You have probably heard from some quarters that information from clinical trials is commercially confidential. We have heard one pharmaceutical company lawyer from AbbVie even go as far as claiming that information on adverse events should be kept as trade secrets. However some companies and most academic institutes are throwing off the culture of secrecy and moving forward. The recently agreed European Clinical Trials Directive will enshrine the policy that information in CSRs is not generally commercially confidential in law.
There is no good reason to introduce barriers to CSR access as the Agency’s draft policy does. We know you agree that allowing independent researchers to be free to scrutinize CSRs will have huge benefits for patients, doctors, pharmacists, regulators and researchers and that these will inform treatment decisions now and decisions about future research.

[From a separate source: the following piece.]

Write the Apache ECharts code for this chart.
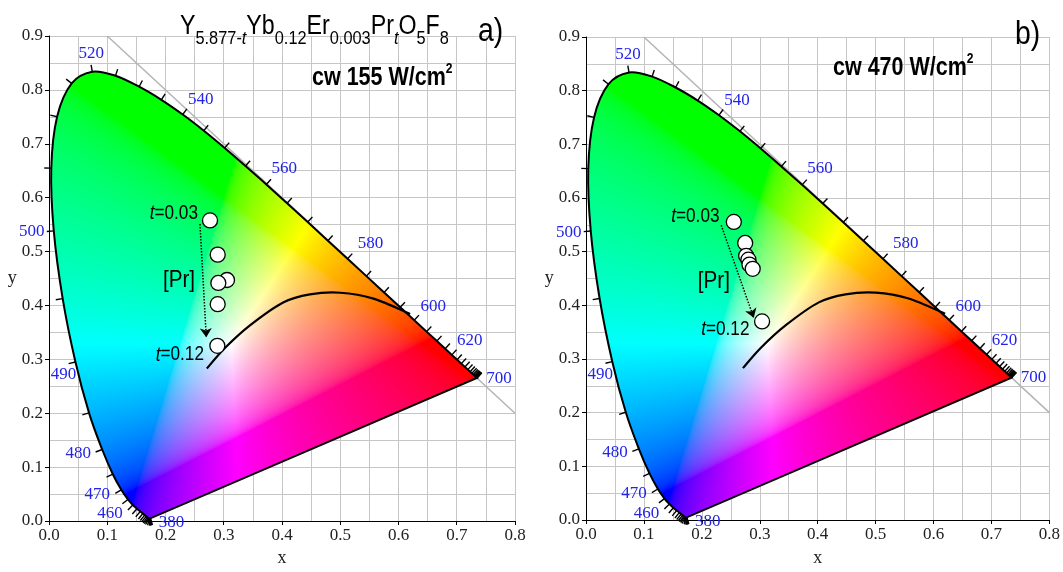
<!DOCTYPE html>
<html>
<head>
<meta charset="utf-8">
<script src="https://cdn.jsdelivr.net/npm/echarts@6/dist/echarts.min.js"></script>
<style>
html,body{margin:0;padding:0;background:#fff}
#main{width:1063px;height:572px}
</style>
</head>
<body>
<div id="main"></div>
<script>
// CIE 1931 spectral locus, 5 nm steps
const locusNm = [380,385,390,395,400,405,410,415,420,425,430,435,440,445,450,455,460,465,470,475,480,485,490,495,500,505,510,515,520,525,530,535,540,545,550,555,560,565,570,575,580,585,590,595,600,605,610,615,620,625,630,635,640,645,650,655,660,665,670,675,680,685,690,695,700];
const locusX = [0.1741,0.1740,0.1738,0.1736,0.1733,0.1730,0.1726,0.1721,0.1714,0.1703,0.1689,0.1669,0.1644,0.1611,0.1566,0.1510,0.1440,0.1355,0.1241,0.1096,0.0913,0.0687,0.0454,0.0235,0.0082,0.0039,0.0139,0.0389,0.0743,0.1142,0.1547,0.1929,0.2296,0.2658,0.3016,0.3373,0.3731,0.4087,0.4441,0.4788,0.5125,0.5448,0.5752,0.6029,0.6270,0.6482,0.6658,0.6801,0.6915,0.7006,0.7079,0.7140,0.7190,0.7230,0.7260,0.7283,0.7300,0.7311,0.7320,0.7327,0.7334,0.7340,0.7344,0.7346,0.7347];
const locusY = [0.0050,0.0050,0.0049,0.0049,0.0048,0.0048,0.0048,0.0048,0.0051,0.0058,0.0069,0.0086,0.0109,0.0138,0.0177,0.0227,0.0297,0.0399,0.0578,0.0868,0.1327,0.2007,0.2950,0.4127,0.5384,0.6548,0.7502,0.8120,0.8338,0.8262,0.8059,0.7816,0.7543,0.7243,0.6923,0.6589,0.6245,0.5896,0.5547,0.5202,0.4866,0.4544,0.4242,0.3965,0.3725,0.3514,0.3340,0.3197,0.3083,0.2993,0.2920,0.2859,0.2809,0.2770,0.2740,0.2717,0.2700,0.2689,0.2680,0.2673,0.2666,0.2660,0.2656,0.2654,0.2653];
const labelNm = [380,460,470,480,490,500,520,540,560,580,600,620,700];

// black curve
const curveX = [0.271,0.302,0.345,0.402,0.448,0.500,0.557,0.620];
const curveY = [0.283,0.321,0.363,0.4055,0.4205,0.4236,0.4127,0.3843];

// x + y = 1 guide
const guideX = [0.1, 0.8];
const guideY = [0.9, 0.2];

// measured points
const ptsAX = [0.2764,0.2896,0.3056,0.2907,0.2896,0.2890];
const ptsAY = [0.5577,0.4943,0.4472,0.4417,0.4024,0.3250];
const ptsBX = [0.2552,0.2748,0.2765,0.2804,0.2822,0.2878,0.3040];
const ptsBY = [0.5554,0.5162,0.4922,0.4850,0.4760,0.4681,0.3700];

// [Pr] arrows: start, end
const arrowA = [[0.2592,0.551],[0.2700,0.341]];
const arrowB = [[0.2334,0.5493],[0.2896,0.3767]];

// annotation anchors: t=0.03 (right edge), [Pr] (centre), t=0.12 (right edge)
const noteAX = [0.2558,0.2232,0.2661];
const noteAY = [0.571,0.4459,0.3081];
const noteBX = [0.2305,0.2207,0.2822];
const noteBY = [0.5655,0.4440,0.3551];

// label offsets in px from the locus point (layout only)
const labelShift = {380:[21,4],460:[-23,9],470:[-24,5],480:[-24,4],490:[-12,13],500:[-22,1],
  520:[-1,-18],540:[18,-15],560:[18,-16],580:[23,-15],600:[19,-14],620:[18,-14],700:[22,0]};

const SANS = "'Liberation Sans',Arial,sans-serif";
const SERIF = "'Liberation Serif','DejaVu Serif',serif";
const NARROW = 0.86;   // horizontal squeeze for the narrow sans used in the figure

var chart = echarts.init(document.getElementById('main'));

function xyColor(x, y) {
    if (y <= 0.0001) y = 0.0001;
    const X = x / y, Z = (1 - x - y) / y;
    let r = 3.2406 * X - 1.5372 - 0.4986 * Z;
    let g = -0.9689 * X + 1.8758 + 0.0415 * Z;
    let b = 0.0557 * X - 0.2040 + 1.0570 * Z;
    r = Math.max(r, 0); g = Math.max(g, 0); b = Math.max(b, 0);
    const m = Math.max(r, g, b) || 1;
    const gam = v => {
        v = v / m;
        return v <= 0.0031308 ? 12.92 * v : 1.055 * Math.pow(v, 1 / 2.4) - 0.055;
    };
    return [gam(r) * 255, gam(g) * 255, gam(b) * 255];
}

// catmull-rom through pixel points, as svg path data
function spline(pts, closed) {
    let d = 'M ' + pts[0][0] + ' ' + pts[0][1];
    for (let i = 0; i < pts.length - 1; i++) {
        const p0 = pts[i - 1] || pts[i], p1 = pts[i], p2 = pts[i + 1], p3 = pts[i + 2] || pts[i + 1];
        const c1x = p1[0] + (p2[0] - p0[0]) / 6, c1y = p1[1] + (p2[1] - p0[1]) / 6;
        const c2x = p2[0] - (p3[0] - p1[0]) / 6, c2y = p2[1] - (p3[1] - p1[1]) / 6;
        d += ' C ' + c1x + ' ' + c1y + ' ' + c2x + ' ' + c2y + ' ' + p2[0] + ' ' + p2[1];
    }
    if (closed) d += ' Z';
    return d;
}

var fillCache = {};
function fillItem(params, api) {
    const p0 = api.coord([0, 0]), p1 = api.coord([0.8, 0.9]);
    const left = p0[0], top = p1[1];
    const w = Math.round(p1[0] - p0[0]), h = Math.round(p0[1] - p1[1]);
    const pts = locusX.map((lx, n) => api.coord([lx, locusY[n]]));
    const d = spline(pts, true);
    const key = left + ',' + top + ',' + w + 'x' + h;
    if (!fillCache[key]) {
        const src = document.createElement('canvas');
        src.width = w; src.height = h;
        const sctx = src.getContext('2d');
        const img = sctx.createImageData(w, h);
        for (let j = 0; j < h; j++) {
            for (let i = 0; i < w; i++) {
                const c = xyColor((i + 0.5) / w * 0.8, 0.9 - (j + 0.5) / h * 0.9);
                const k = (j * w + i) * 4;
                img.data[k] = c[0]; img.data[k + 1] = c[1]; img.data[k + 2] = c[2]; img.data[k + 3] = 255;
            }
        }
        sctx.putImageData(img, 0, 0);
        const out = document.createElement('canvas');
        out.width = w; out.height = h;
        const ctx = out.getContext('2d');
        ctx.translate(-left, -top);
        ctx.clip(new Path2D(d));
        ctx.setTransform(1, 0, 0, 1, 0, 0);
        ctx.drawImage(src, 0, 0);
        fillCache[key] = out;
    }
    return {type: 'group', children: [
        {type: 'image', style: {image: fillCache[key], x: left, y: top, width: w, height: h}},
        {type: 'path', shape: {pathData: d}, style: {fill: 'none', stroke: '#000', lineWidth: 2}}
    ]};
}

function curveItem(params, api) {
    const pts = curveX.map((cx, n) => api.coord([cx, curveY[n]]));
    return {type: 'path', shape: {pathData: spline(pts, false)},
        style: {fill: 'none', stroke: '#000', lineWidth: 2.2}};
}

function outward(api, i) {
    const n = locusX.length;
    const a = api.coord([locusX[Math.max(i - 1, 0)], locusY[Math.max(i - 1, 0)]]);
    const b = api.coord([locusX[Math.min(i + 1, n - 1)], locusY[Math.min(i + 1, n - 1)]]);
    const p = api.coord([locusX[i], locusY[i]]);
    const wp = api.coord([0.3127, 0.329]);
    let tx = b[0] - a[0], ty = b[1] - a[1];
    const L = Math.hypot(tx, ty) || 1;
    let nx = ty / L, ny = -tx / L;
    if ((p[0] - wp[0]) * nx + (p[1] - wp[1]) * ny < 0) { nx = -nx; ny = -ny; }
    return [p, nx, ny];
}

function tickItem(params, api) {
    const o = outward(api, params.dataIndex);
    const p = o[0];
    return {type: 'line', shape: {x1: p[0], y1: p[1], x2: p[0] + o[1] * 7, y2: p[1] + o[2] * 7},
        style: {stroke: '#000', lineWidth: 1.4}};
}

function labelItem(params, api) {
    const nm = labelNm[params.dataIndex];
    const p = api.coord([api.value(0), api.value(1)]);
    const s = labelShift[nm];
    return {type: 'text', x: p[0] + s[0], y: p[1] + s[1],
        style: {text: String(nm), fill: '#2424e8', fontSize: 17, fontFamily: SERIF, align: 'center', verticalAlign: 'middle'}};
}

function panel(k, px, py, arrow) {
    const locusData = locusX.map((v, i) => [v, locusY[i]]);
    const labelData = labelNm.map(nm => {
        const i = locusNm.indexOf(nm);
        return [locusX[i], locusY[i]];
    });
    return [
        {type: 'line', xAxisIndex: k, yAxisIndex: k, data: guideX.map((v, i) => [v, guideY[i]]),
            showSymbol: false, silent: true, z: 1, lineStyle: {color: '#b4b4b4', width: 1.5}},
        {type: 'custom', xAxisIndex: k, yAxisIndex: k, data: [[0, 0]], renderItem: fillItem, silent: true, z: 2},
        {type: 'custom', xAxisIndex: k, yAxisIndex: k, data: locusData, renderItem: tickItem, silent: true, z: 3},
        {type: 'custom', xAxisIndex: k, yAxisIndex: k, data: labelData, renderItem: labelItem, silent: true, z: 3},
        {type: 'custom', xAxisIndex: k, yAxisIndex: k, data: [[0, 0]], renderItem: curveItem, silent: true, z: 4},
        {type: 'scatter', xAxisIndex: k, yAxisIndex: k, data: px.map((v, i) => [v, py[i]]),
            symbolSize: 15, z: 6, itemStyle: {color: '#fff', borderColor: '#000', borderWidth: 1.3, opacity: 1},
            markLine: {silent: true, symbol: ['none', 'arrow'], symbolSize: 9, label: {show: false},
                lineStyle: {type: 'dotted', color: '#000', width: 1.5},
                data: [[{coord: arrow[0]}, {coord: arrow[1]}]]}}
    ];
}

function xAx(k, gap) {
    return {type: 'value', gridIndex: k, min: 0, max: 0.8, interval: 0.1,
        name: 'x', nameLocation: 'middle', nameGap: gap,
        nameTextStyle: {fontFamily: SERIF, fontSize: 18, color: '#222'},
        axisLine: {lineStyle: {color: '#000', width: 1}},
        axisTick: {show: true, length: 4, lineStyle: {color: '#000'}},
        axisLabel: {fontFamily: SERIF, fontSize: 17, color: '#222', margin: 6, formatter: v => v.toFixed(1)},
        splitLine: {lineStyle: {color: '#c6c6c6', width: 1}},
        minorTick: {show: false, splitNumber: 2},
        minorSplitLine: {show: true, lineStyle: {color: '#c6c6c6', width: 1}}};
}
function yAx(k, gap) {
    return {type: 'value', gridIndex: k, min: 0, max: 0.9, interval: 0.1,
        name: 'y', nameLocation: 'middle', nameGap: gap, nameRotate: 0,
        nameTextStyle: {fontFamily: SERIF, fontSize: 18, color: '#222'},
        axisLine: {show: true, lineStyle: {color: '#000', width: 1}},
        axisTick: {show: true, length: 4, lineStyle: {color: '#000'}},
        axisLabel: {fontFamily: SERIF, fontSize: 17, color: '#222', margin: 6, formatter: v => v.toFixed(1)},
        splitLine: {lineStyle: {color: '#c6c6c6', width: 1}},
        minorTick: {show: false, splitNumber: 2},
        minorSplitLine: {show: true, lineStyle: {color: '#c6c6c6', width: 1}}};
}

const titleRich = {
    m: {fontSize: 27, lineHeight: 27, fontFamily: SANS, color: '#111', verticalAlign: 'top'},
    s: {fontSize: 19, lineHeight: 19, fontFamily: SANS, color: '#111', verticalAlign: 'top', padding: [16, 0, 0, 0]},
    si: {fontSize: 19, lineHeight: 19, fontFamily: SANS, fontStyle: 'italic', color: '#111', verticalAlign: 'top', padding: [16, 0, 0, 0]}
};
const cwRich = {
    b: {fontSize: 25, lineHeight: 26, fontFamily: SANS, fontWeight: 'bold', color: '#111', verticalAlign: 'top', padding: [4, 0, 0, 0]},
    p: {fontSize: 14, lineHeight: 14, fontFamily: SANS, fontWeight: 'bold', color: '#111', verticalAlign: 'top'}
};
const tRich = {
    i: {fontStyle: 'italic', fontSize: 20, fontFamily: SANS, color: '#111'},
    n: {fontSize: 20, fontFamily: SANS, color: '#111'},
    p: {fontSize: 24, fontFamily: SANS, color: '#111'}
};

function squeezed(x, y, text, rich, align, vAlign) {
    return {type: 'text', x: x, y: y, scaleX: NARROW, z: 10, silent: true,
        style: {x: 0, y: 0, text: text, rich: rich, align: align, verticalAlign: vAlign}};
}

const option = {
    animation: false,
    backgroundColor: '#fff',
    grid: [
        {left: 49, top: 36, width: 466, height: 496},
        {left: 586, top: 37, width: 465, height: 499}
    ],
    xAxis: [xAx(0, 28), xAx(1, 29)],
    yAxis: [yAx(0, 29), yAx(1, 30)],
    series: panel(0, ptsAX, ptsAY, arrowA).concat(panel(1, ptsBX, ptsBY, arrowB))
};
chart.setOption(option);

// text annotations, anchored in data space of each panel
const notes = [
    [0, noteAX, noteAY],
    [1, noteBX, noteBY]
];
const noteText = ['{i|t}{n|=0.03}', '{p|[Pr]}', '{i|t}{n|=0.12}'];
const noteAlign = ['right', 'center', 'right'];
const graphics = [
    squeezed(180, 13, '{m|Y}{s|5.877-}{si|t}{m|Yb}{s|0.12}{m|Er}{s|0.003}{m|Pr}{si|t}{m|O}{s|5}{m|F}{s|8}', titleRich, 'left', 'top'),
    squeezed(478, 15, '{a|a)}', {a: {fontSize: 33, fontFamily: SANS, color: '#111'}}, 'left', 'top'),
    squeezed(312, 62, '{b|cw 155 W/cm}{p|2}', cwRich, 'left', 'top'),
    squeezed(1015, 18, '{a|b)}', {a: {fontSize: 33, fontFamily: SANS, color: '#111'}}, 'left', 'top'),
    squeezed(833, 52, '{b|cw 470 W/cm}{p|2}', cwRich, 'left', 'top')
];
notes.forEach(([k, nx, ny]) => {
    nx.forEach((v, i) => {
        const p = chart.convertToPixel({gridIndex: k}, [v, ny[i]]);
        graphics.push(squeezed(p[0], p[1], noteText[i], tRich, noteAlign[i], 'middle'));
    });
});
chart.setOption({graphic: graphics});
</script>
</body>
</html>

AllTrials is a campaign for all clinical trials to be registered and results reported supported by more than 79,000 people and 500 organisations worldwide, including regulators; medical schools and universities; medical bodies and Royal Colleges; consumer group BEUC; the European Patient’s Forum and more than 150 other patient groups from across Europe. The numbers of European citizens and organisations supporting it is growing every day and will continue to grow and press for change. We are entering a new era of medicine; one where medical practice is based on evidence openly available and critically appraised rather than on edicts and eminence. If the EMA allows its new policy to be based on out of date attitudes it risks losing the trust of patients, policy makers and healthcare professionals. We urge you to revise your policy to reflect your earlier support for the public interest in better medicine.
Yours sincerely
The AllTrials campaign steering committee:
Dr Ben Goldacre, Research Fellow in Epidemiology, London School of Hygiene and Tropical Medicine
Dr Fiona Godlee, Editor-in-chief BMJ
Professor Carl Heneghan, Director, Centre for Evidence-based Medicine
Dr David Tovey, Editor in Chief, The Cochrane Library
Dr Richard Lehman, GP
Sir Iain Chalmers, Coordinator, James Lind Initiative
Dr Virginia Barbour, Medicine Editorial Director, PLOS
Tracey Brown, Managing Director, Sense about Science
Update: The vote will be on 2nd October 2014.